Integration with Visual Comparison Logic
Once the viewport is locked and the rendering pipeline has stabilized, the test harness transitions to the capture and validation phase. This is where Screenshot Capture, Sync & Comparison Logic dictates the fidelity of the regression pipeline. Because map layers contain dynamic elements (e.g., real-time transit markers, animated weather overlays, or timestamped labels), strict pixel-to-pixel matching is rarely viable. Instead, teams should implement Dynamic Threshold Configuration that adapts tolerance levels based on layer complexity and expected rendering variance.
By isolating static base layers from dynamic overlays during comparison, QA engineers can maintain high signal-to-noise ratios without compromising coverage. Advanced noise reduction techniques, such as morphological erosion/dilation filters or frequency-domain masking, should be applied to suppress WebGL rasterization artifacts, font hinting variations, and subpixel anti-aliasing differences. These preprocessing steps ensure that the visual diff engine only flags meaningful geospatial regressions rather than rendering engine noise.
DevOps Configuration & Infrastructure Hardening
Reproducible viewport synchronization demands infrastructure-level controls. Headless browser execution must be configured with explicit flags to disable viewport auto-scaling, disable GPU process isolation (where applicable), and lock the rendering resolution. The W3C WebDriver Specification provides a robust interface for programmatic viewport manipulation, ensuring that browser automation frameworks interact with the rendering context consistently across distributed test grids.
Containerized test runners should utilize fixed viewport dimensions (e.g., 1920x1080), disable browser-native zooming, and enforce a consistent user agent string to prevent feature-flag divergence. Environment variables should dictate the exact bounding box, zoom delta, and projection matrix, allowing the same test suite to execute identically across local development machines, staging environments, and distributed CI agents. Infrastructure-as-code manifests should version-control these viewport parameters alongside the test suite, enabling traceable rollbacks when camera state drift is detected.
Advanced WebGL Validation & Geospatial Layer Sync
Modern web mapping relies heavily on GPU-accelerated rendering, introducing additional synchronization vectors. WebGL state machines must be validated to ensure that texture atlases, shader uniforms, and framebuffer attachments are initialized identically across runs. Geospatial data layer synchronization requires verifying that coordinate reference system (CRS) transformations and tile grid alignments match the expected spatial baseline. When testing multi-layer compositions, QA pipelines should validate the z-index ordering, opacity blending, and vector tile clipping boundaries before triggering the visual diff.

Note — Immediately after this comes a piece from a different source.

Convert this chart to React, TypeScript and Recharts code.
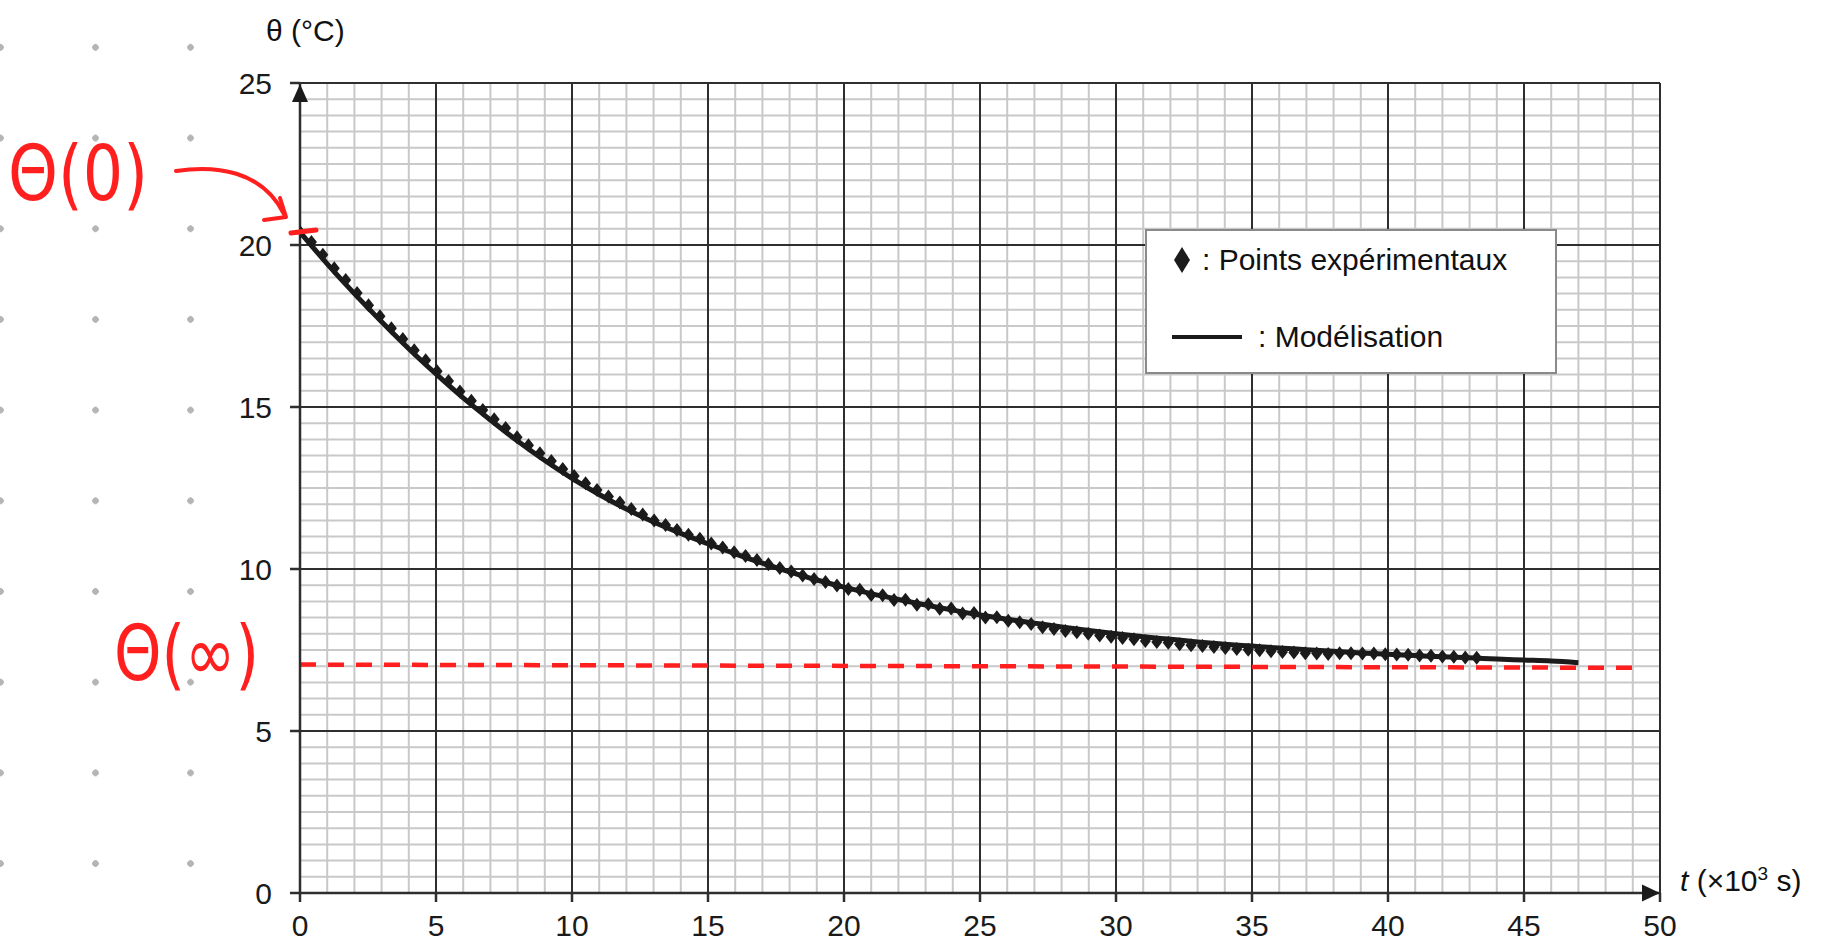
import React from "react";
import {
  ComposedChart,
  Line,
  Scatter,
  XAxis,
  YAxis,
  CartesianGrid,
  ReferenceDot,
  Legend,
} from "recharts";

// temps de mesure (s), un point toutes les 420 s
const timesS = [
  0, 420, 840, 1260, 1680, 2100, 2520, 2940, 3360, 3780, 4200, 4620, 5040,
  5460, 5880, 6300, 6720, 7140, 7560, 7980, 8400, 8820, 9240, 9660, 10080,
  10500, 10920, 11340, 11760, 12180, 12600, 13020, 13440, 13860, 14280, 14700,
  15120, 15540, 15960, 16380, 16800, 17220, 17640, 18060, 18480, 18900, 19320,
  19740, 20160, 20580, 21000, 21420, 21840, 22260, 22680, 23100, 23520, 23940,
  24360, 24780, 25200, 25620, 26040, 26460, 26880, 27300, 27720, 28140, 28560,
  28980, 29400, 29820, 30240, 30660, 31080, 31500, 31920, 32340, 32760, 33180,
  33600, 34020, 34440, 34860, 35280, 35700, 36120, 36540, 36960, 37380, 37800,
  38220, 38640, 39060, 39480, 39900, 40320, 40740, 41160, 41580, 42000, 42420,
  42840, 43260,
];

// températures mesurées (°C)
const measuredTheta = [
  20.4, 20.09, 19.7, 19.28, 18.92, 18.52, 18.14, 17.8, 17.43, 17.1,
  16.75, 16.44, 16.1, 15.8, 15.48, 15.19, 14.91, 14.62, 14.35, 14.07,
  13.82, 13.57, 13.33, 13.09, 12.87, 12.65, 12.44, 12.24, 12.05, 11.85,
  11.68, 11.5, 11.36, 11.2, 11.06, 10.93, 10.79, 10.66, 10.52, 10.4,
  10.28, 10.15, 10.03, 9.92, 9.8, 9.69, 9.6, 9.49, 9.38, 9.36,
  9.2, 9.19, 9.04, 9.05, 8.9, 8.91, 8.77, 8.78, 8.63, 8.64,
  8.5, 8.51, 8.4, 8.36, 8.3, 8.2, 8.15, 8.09, 8.05, 8.0,
  7.95, 7.91, 7.87, 7.83, 7.78, 7.75, 7.72, 7.68, 7.65, 7.62,
  7.59, 7.56, 7.53, 7.51, 7.49, 7.46, 7.44, 7.42, 7.4, 7.39,
  7.38, 7.4, 7.4, 7.39, 7.39, 7.37, 7.36, 7.35, 7.33, 7.32,
  7.3, 7.29, 7.27, 7.26,
];

// modélisation (t en 10^3 s)
const modelT = [
  0, 1, 2, 3, 4, 5, 6, 7, 8, 9, 10, 11, 12, 13, 14, 15, 16, 17, 18, 19, 20,
  21, 22, 23, 24, 25, 26, 27, 28, 29, 30, 31, 32, 33, 34, 35, 36, 37, 38, 39,
  40, 41, 42, 43, 44, 45, 46, 47,
];
const modelTheta = [
  20.4, 19.42, 18.5, 17.63, 16.8, 16.02, 15.28, 14.6, 13.95, 13.35, 12.8,
  12.3, 11.85, 11.45, 11.1, 10.78, 10.47, 10.18, 9.91, 9.66, 9.44, 9.24,
  9.06, 8.89, 8.73, 8.58, 8.45, 8.33, 8.21, 8.1, 8.0, 7.91, 7.83, 7.75, 7.68,
  7.62, 7.56, 7.51, 7.46, 7.41, 7.37, 7.33, 7.29, 7.26, 7.22, 7.19, 7.16,
  7.11,
];

// trait rouge tracé à la main (asymptote)
const asymptoteT = [0, 49.2];
const asymptoteTheta = [7.05, 6.95];

const xTicks = [0, 5, 10, 15, 20, 25, 30, 35, 40, 45, 50];
const yTicks = [0, 5, 10, 15, 20, 25];
const xMinor = Array.from({ length: 51 }, (_, i) => i);
const yMinor = Array.from({ length: 51 }, (_, i) => i / 2);

const measured = timesS.map((s, i) => ({ t: s / 1000, theta: measuredTheta[i] }));
const model = modelT.map((t, i) => ({ t, theta: modelTheta[i] }));
const asymptote = asymptoteT.map((t, i) => ({ t, theta: asymptoteTheta[i] }));

const FONT = "'Liberation Sans', Arial, Helvetica, sans-serif";
const INK = "#1b1b1b";
const RED = "#ff1f1f";

const Diamond = (props: any) => {
  const { cx, cy } = props;
  if (cx == null || cy == null) return null;
  return (
    <path
      d={`M${cx},${cy - 7} L${cx + 5.5},${cy} L${cx},${cy + 7} L${cx - 5.5},${cy} Z`}
      fill={INK}
    />
  );
};

const UpArrow = (props: any) => {
  const { cx, cy } = props;
  return <path d={`M${cx},${cy + 1} L${cx + 8},${cy + 19} L${cx - 8},${cy + 19} Z`} fill={INK} />;
};

const RightArrow = (props: any) => {
  const { cx, cy } = props;
  return <path d={`M${cx},${cy} L${cx - 18},${cy - 8.5} L${cx - 18},${cy + 8.5} Z`} fill={INK} />;
};

const LegendBox = () => (
  <div
    style={{
      width: 412,
      height: 145,
      boxSizing: "border-box",
      border: "2px solid #8a8a8a",
      background: "#fff",
      fontFamily: FONT,
      fontSize: 30,
      color: "#111",
      position: "relative",
    }}
  >
    <div style={{ position: "absolute", left: 25, top: 12, display: "flex", alignItems: "center" }}>
      <svg width={20} height={28} style={{ marginRight: 10 }}>
        <path d="M10,1 L18,14 L10,27 L2,14 Z" fill={INK} />
      </svg>
      <span>: Points expérimentaux</span>
    </div>
    <div style={{ position: "absolute", left: 25, top: 89, display: "flex", alignItems: "center" }}>
      <div style={{ width: 70, height: 4, background: INK, marginRight: 16 }} />
      <span>: Modélisation</span>
    </div>
  </div>
);

export default function App() {
  return (
    <div
      style={{
        position: "absolute",
        left: 0,
        top: 0,
        width: 1825,
        height: 942,
        background: "#fff",
        overflow: "hidden",
        fontFamily: FONT,
      }}
    >
      {/* points du cahier */}
      <div
        style={{
          position: "absolute",
          left: -47.5,
          top: 1.6,
          width: 290,
          height: 940,
          backgroundImage: "radial-gradient(circle, #b5b5b5 3px, transparent 3.6px)",
          backgroundSize: "95px 90.7px",
        }}
      />
      <div style={{ position: "absolute", left: 0, top: 0 }}>
        <ComposedChart
          width={1825}
          height={942}
          margin={{ top: 83, right: 165, bottom: 4, left: 240 }}
        >
          <CartesianGrid
            verticalValues={xMinor}
            horizontalValues={yMinor}
            stroke="#c9c9c9"
            strokeWidth={2}
            fill="#fff"
          />
          <CartesianGrid
            verticalValues={xTicks}
            horizontalValues={yTicks}
            stroke="#2e2e2e"
            strokeWidth={2}
          />
          <XAxis
            type="number"
            dataKey="t"
            domain={[0, 50]}
            ticks={xTicks}
            interval={0}
            allowDataOverflow
            height={45}
            tickSize={9}
            tickMargin={13}
            axisLine={{ stroke: "#2e2e2e", strokeWidth: 2.5 }}
            tickLine={{ stroke: "#2e2e2e", strokeWidth: 2.5 }}
            tick={{ fill: "#1a1a1a", fontSize: 30, fontFamily: FONT }}
          />
          <YAxis
            type="number"
            dataKey="theta"
            domain={[0, 25]}
            ticks={yTicks}
            interval={0}
            allowDataOverflow
            width={60}
            tickSize={10}
            tickMargin={18}
            axisLine={{ stroke: "#2e2e2e", strokeWidth: 2.5 }}
            tickLine={{ stroke: "#2e2e2e", strokeWidth: 2.5 }}
            tick={{ fill: "#1a1a1a", fontSize: 30, fontFamily: FONT }}
          />
          <Line
            data={asymptote}
            dataKey="theta"
            type="linear"
            stroke={RED}
            strokeWidth={4.5}
            strokeDasharray="16 12"
            dot={false}
            activeDot={false}
            isAnimationActive={false}
            legendType="none"
          />
          <Line
            data={model}
            dataKey="theta"
            type="monotone"
            stroke={INK}
            strokeWidth={5}
            dot={false}
            activeDot={false}
            isAnimationActive={false}
          />
          <Scatter
            data={measured}
            dataKey="theta"
            shape={Diamond}
            isAnimationActive={false}
          />
          <ReferenceDot x={0} y={25} r={0} shape={UpArrow} />
          <ReferenceDot x={50} y={0} r={0} shape={RightArrow} />
          <Legend
            layout="horizontal"
            verticalAlign="middle"
            align="center"
            content={LegendBox}
            wrapperStyle={{ position: "absolute", left: 1145, top: 229, width: 412, height: 145 }}
          />
        </ComposedChart>
      </div>

      {/* titres des axes */}
      <div style={{ position: "absolute", left: 266, top: 14, fontSize: 30, color: "#111" }}>
        θ (°C)
      </div>
      <div style={{ position: "absolute", left: 1680, top: 864, fontSize: 30, color: "#111", whiteSpace: "nowrap" }}>
        <i>t</i> (×10<sup style={{ fontSize: 19, verticalAlign: "11px", lineHeight: 0 }}>3</sup> s)
      </div>

      {/* annotations manuscrites */}
      <svg
        width={1825}
        height={942}
        style={{ position: "absolute", left: 0, top: 0, pointerEvents: "none" }}
      >
        <text x={8} y={200} fill={RED} fontSize={76} fontFamily="'DejaVu Sans', sans-serif" textLength={140} lengthAdjust="spacingAndGlyphs">
          Θ(0)
        </text>
        <path d="M176,171 C215,165 262,170 284,214" stroke={RED} strokeWidth={4} fill="none" strokeLinecap="round" />
        <path d="M280,198 L286,217 L264,220" stroke={RED} strokeWidth={4} fill="none" strokeLinecap="round" strokeLinejoin="round" />
        <path d="M291,233 L316,230" stroke={RED} strokeWidth={5} strokeLinecap="round" />
        <text x={114} y={680} fill={RED} fontSize={76} fontFamily="'DejaVu Sans', sans-serif" textLength={145} lengthAdjust="spacingAndGlyphs">
          Θ(∞)
        </text>
      </svg>
    </div>
  );
}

Advanced validation routines can intercept WebGL draw calls or utilize browser DevTools Protocol hooks to assert that the correct number of features are rendered within the active viewport. By combining deterministic camera state injection with strict WebGL context validation, engineering teams can eliminate the majority of false positives in visual regression workflows. When integrated with robust capture logic and adaptive thresholding, viewport synchronization transforms map testing from a fragile, manual process into a scalable, deterministic quality gate.